Supplied data
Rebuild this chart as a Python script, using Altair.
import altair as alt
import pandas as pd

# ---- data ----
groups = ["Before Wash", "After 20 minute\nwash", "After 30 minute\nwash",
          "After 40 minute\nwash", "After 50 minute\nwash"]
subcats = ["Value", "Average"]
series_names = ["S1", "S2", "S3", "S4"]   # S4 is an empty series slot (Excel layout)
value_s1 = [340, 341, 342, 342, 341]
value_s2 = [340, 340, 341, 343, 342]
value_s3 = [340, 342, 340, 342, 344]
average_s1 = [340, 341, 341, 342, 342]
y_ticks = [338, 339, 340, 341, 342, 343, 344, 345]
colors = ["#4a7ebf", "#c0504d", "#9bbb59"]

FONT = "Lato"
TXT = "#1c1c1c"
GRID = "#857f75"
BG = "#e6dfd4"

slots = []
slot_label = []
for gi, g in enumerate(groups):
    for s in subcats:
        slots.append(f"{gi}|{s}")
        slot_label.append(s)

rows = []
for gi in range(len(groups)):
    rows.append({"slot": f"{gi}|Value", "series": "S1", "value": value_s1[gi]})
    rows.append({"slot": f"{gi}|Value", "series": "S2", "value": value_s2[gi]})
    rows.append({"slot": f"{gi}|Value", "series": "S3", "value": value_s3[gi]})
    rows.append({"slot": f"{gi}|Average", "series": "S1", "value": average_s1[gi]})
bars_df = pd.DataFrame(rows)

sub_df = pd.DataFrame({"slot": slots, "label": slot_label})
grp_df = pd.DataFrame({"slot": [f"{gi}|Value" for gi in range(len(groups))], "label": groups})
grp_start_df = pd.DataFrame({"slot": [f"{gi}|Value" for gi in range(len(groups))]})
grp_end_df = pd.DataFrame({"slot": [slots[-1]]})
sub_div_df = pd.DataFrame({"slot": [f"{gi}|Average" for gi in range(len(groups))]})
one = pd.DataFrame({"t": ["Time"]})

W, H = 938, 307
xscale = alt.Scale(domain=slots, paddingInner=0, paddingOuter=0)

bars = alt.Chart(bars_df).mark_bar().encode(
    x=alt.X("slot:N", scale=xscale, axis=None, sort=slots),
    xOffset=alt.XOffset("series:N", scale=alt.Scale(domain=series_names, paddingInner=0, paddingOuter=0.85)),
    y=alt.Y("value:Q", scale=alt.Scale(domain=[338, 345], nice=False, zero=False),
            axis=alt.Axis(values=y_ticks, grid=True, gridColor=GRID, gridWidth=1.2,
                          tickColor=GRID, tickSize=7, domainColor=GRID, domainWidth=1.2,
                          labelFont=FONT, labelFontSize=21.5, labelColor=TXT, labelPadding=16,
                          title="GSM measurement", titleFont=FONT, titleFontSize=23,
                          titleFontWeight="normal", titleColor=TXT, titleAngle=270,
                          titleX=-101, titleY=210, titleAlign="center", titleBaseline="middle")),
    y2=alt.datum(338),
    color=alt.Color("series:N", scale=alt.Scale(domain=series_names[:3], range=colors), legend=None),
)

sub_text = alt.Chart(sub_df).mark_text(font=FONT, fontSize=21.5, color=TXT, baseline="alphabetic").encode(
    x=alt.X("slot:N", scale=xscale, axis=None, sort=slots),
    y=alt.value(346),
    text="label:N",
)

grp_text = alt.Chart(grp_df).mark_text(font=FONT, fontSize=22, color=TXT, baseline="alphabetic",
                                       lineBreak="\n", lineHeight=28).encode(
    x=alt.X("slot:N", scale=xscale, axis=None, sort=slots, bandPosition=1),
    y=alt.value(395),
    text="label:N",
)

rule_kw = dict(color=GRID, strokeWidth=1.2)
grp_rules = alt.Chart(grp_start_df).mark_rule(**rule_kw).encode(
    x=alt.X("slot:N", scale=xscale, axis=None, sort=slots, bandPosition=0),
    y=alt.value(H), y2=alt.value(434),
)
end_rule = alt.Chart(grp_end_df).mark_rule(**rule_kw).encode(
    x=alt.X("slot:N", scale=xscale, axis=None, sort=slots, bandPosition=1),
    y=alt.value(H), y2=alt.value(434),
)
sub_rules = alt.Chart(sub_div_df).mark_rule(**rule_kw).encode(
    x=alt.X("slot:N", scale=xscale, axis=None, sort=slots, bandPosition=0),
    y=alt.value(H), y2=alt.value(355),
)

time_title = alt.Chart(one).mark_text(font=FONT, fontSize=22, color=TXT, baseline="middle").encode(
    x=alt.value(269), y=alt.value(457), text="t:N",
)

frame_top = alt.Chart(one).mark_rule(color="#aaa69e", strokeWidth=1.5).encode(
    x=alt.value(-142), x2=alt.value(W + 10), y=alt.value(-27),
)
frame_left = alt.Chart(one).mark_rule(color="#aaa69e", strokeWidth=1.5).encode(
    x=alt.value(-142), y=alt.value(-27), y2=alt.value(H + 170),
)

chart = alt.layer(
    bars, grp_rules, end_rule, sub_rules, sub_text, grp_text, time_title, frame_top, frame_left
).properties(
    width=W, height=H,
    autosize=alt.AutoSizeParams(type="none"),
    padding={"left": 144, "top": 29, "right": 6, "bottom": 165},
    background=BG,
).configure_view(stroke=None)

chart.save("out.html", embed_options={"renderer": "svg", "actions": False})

Problem statement
Quote exactly the first line of the data and every line after it through the one holding "slot_label.append(s)".

Output of the task
Rebuild this chart as a Python script, using Altair.
import altair as alt
import pandas as pd

# ---- data ----
groups = ["Before Wash", "After 20 minute\nwash", "After 30 minute\nwash",
          "After 40 minute\nwash", "After 50 minute\nwash"]
subcats = ["Value", "Average"]
series_names = ["S1", "S2", "S3", "S4"]   # S4 is an empty series slot (Excel layout)
value_s1 = [340, 341, 342, 342, 341]
value_s2 = [340, 340, 341, 343, 342]
value_s3 = [340, 342, 340, 342, 344]
average_s1 = [340, 341, 341, 342, 342]
y_ticks = [338, 339, 340, 341, 342, 343, 344, 345]
colors = ["#4a7ebf", "#c0504d", "#9bbb59"]

FONT = "Lato"
TXT = "#1c1c1c"
GRID = "#857f75"
BG = "#e6dfd4"

slots = []
slot_label = []
for gi, g in enumerate(groups):
    for s in subcats:
        slots.append(f"{gi}|{s}")
        slot_label.append(s)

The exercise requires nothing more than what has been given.